▶ PROBLEM: Return all lines from the listing below in which the string "chart" occurs.

▶ DATA EXTRACT:
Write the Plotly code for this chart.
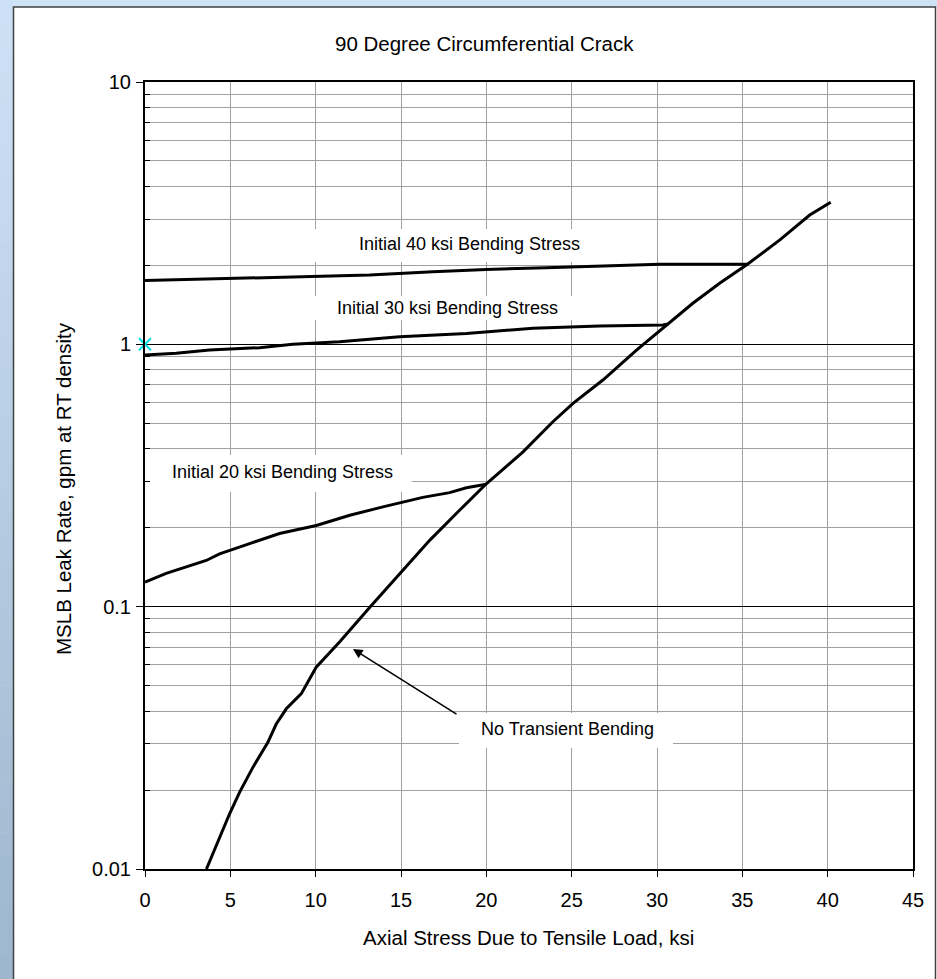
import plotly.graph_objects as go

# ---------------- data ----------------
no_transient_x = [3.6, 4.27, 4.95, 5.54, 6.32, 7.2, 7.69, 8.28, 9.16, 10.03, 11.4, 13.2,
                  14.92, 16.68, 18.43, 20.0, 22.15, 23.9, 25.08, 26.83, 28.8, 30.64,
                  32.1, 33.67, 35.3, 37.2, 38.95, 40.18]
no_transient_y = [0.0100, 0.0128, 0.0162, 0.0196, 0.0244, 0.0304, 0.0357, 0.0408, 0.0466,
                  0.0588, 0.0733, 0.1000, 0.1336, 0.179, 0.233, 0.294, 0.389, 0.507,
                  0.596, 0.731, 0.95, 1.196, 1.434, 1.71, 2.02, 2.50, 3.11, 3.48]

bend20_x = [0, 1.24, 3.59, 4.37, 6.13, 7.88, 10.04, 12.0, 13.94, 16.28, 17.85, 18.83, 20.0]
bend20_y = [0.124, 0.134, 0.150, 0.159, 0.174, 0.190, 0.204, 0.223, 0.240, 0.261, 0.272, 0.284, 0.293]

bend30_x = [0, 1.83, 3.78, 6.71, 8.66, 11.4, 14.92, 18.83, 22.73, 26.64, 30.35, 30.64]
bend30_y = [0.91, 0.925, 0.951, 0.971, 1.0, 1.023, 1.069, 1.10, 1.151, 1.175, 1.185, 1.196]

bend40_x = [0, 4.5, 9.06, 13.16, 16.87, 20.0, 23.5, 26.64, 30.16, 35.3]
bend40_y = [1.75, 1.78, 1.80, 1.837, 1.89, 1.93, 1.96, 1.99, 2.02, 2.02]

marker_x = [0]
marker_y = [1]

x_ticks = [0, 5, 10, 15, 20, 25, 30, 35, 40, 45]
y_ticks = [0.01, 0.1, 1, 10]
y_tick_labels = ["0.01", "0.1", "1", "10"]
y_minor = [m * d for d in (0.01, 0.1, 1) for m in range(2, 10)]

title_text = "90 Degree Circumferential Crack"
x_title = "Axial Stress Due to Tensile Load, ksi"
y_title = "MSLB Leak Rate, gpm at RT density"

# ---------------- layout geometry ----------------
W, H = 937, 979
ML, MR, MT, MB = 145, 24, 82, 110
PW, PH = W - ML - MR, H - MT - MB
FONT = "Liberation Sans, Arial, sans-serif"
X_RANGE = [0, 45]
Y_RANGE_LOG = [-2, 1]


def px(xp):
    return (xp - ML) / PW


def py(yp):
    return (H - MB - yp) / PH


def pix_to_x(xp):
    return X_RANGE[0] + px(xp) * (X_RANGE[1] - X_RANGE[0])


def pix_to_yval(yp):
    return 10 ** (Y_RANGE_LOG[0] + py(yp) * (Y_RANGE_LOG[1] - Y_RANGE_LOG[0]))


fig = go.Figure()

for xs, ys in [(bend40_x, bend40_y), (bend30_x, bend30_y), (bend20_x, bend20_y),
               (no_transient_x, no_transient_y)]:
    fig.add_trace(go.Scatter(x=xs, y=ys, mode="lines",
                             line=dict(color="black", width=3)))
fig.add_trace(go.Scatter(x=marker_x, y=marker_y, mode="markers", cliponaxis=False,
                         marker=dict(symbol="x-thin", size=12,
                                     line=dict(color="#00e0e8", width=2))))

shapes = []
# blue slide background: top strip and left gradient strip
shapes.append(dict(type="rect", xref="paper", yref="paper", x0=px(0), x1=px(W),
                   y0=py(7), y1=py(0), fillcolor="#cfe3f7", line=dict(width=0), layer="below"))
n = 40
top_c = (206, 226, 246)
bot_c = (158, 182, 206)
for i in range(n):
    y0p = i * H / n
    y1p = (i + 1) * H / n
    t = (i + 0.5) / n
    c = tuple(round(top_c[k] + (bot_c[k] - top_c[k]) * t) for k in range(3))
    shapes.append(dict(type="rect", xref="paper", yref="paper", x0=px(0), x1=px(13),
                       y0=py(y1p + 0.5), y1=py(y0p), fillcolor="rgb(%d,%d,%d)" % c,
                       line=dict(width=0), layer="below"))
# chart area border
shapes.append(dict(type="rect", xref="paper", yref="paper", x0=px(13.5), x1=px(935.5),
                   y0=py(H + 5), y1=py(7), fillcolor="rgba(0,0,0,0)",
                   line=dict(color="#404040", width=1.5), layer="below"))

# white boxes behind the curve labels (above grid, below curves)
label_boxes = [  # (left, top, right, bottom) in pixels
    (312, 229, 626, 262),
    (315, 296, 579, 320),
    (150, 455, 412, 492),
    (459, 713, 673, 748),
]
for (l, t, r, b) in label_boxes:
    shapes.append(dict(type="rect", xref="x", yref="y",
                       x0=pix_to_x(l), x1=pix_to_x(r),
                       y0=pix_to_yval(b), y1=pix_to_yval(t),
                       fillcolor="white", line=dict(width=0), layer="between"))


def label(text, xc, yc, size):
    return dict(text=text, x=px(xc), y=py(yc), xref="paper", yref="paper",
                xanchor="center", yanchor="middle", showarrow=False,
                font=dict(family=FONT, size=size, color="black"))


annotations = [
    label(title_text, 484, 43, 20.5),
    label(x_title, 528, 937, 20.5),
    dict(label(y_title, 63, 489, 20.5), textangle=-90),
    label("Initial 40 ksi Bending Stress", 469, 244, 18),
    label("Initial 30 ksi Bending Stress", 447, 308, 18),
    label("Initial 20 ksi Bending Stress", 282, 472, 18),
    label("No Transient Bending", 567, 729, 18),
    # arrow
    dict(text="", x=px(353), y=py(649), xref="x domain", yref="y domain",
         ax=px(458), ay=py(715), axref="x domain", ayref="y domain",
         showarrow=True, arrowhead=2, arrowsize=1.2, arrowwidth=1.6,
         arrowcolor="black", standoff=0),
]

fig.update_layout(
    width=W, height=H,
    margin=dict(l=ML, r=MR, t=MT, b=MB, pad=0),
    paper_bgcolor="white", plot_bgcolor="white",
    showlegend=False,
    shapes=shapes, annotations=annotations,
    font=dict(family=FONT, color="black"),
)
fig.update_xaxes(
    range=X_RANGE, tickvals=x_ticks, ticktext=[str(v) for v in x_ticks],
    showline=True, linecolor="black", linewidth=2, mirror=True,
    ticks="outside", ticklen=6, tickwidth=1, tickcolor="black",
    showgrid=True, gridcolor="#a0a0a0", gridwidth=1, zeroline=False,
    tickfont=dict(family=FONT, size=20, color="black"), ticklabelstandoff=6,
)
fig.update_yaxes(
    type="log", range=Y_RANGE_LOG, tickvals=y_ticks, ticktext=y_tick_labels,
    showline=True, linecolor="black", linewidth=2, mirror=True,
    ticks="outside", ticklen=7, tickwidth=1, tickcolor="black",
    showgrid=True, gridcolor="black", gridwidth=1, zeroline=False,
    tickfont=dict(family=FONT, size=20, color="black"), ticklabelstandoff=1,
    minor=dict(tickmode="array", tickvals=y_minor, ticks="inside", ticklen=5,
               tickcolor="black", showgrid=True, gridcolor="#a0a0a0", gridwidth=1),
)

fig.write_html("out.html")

▶ FULL SOLUTION:
Write the Plotly code for this chart.
# chart area border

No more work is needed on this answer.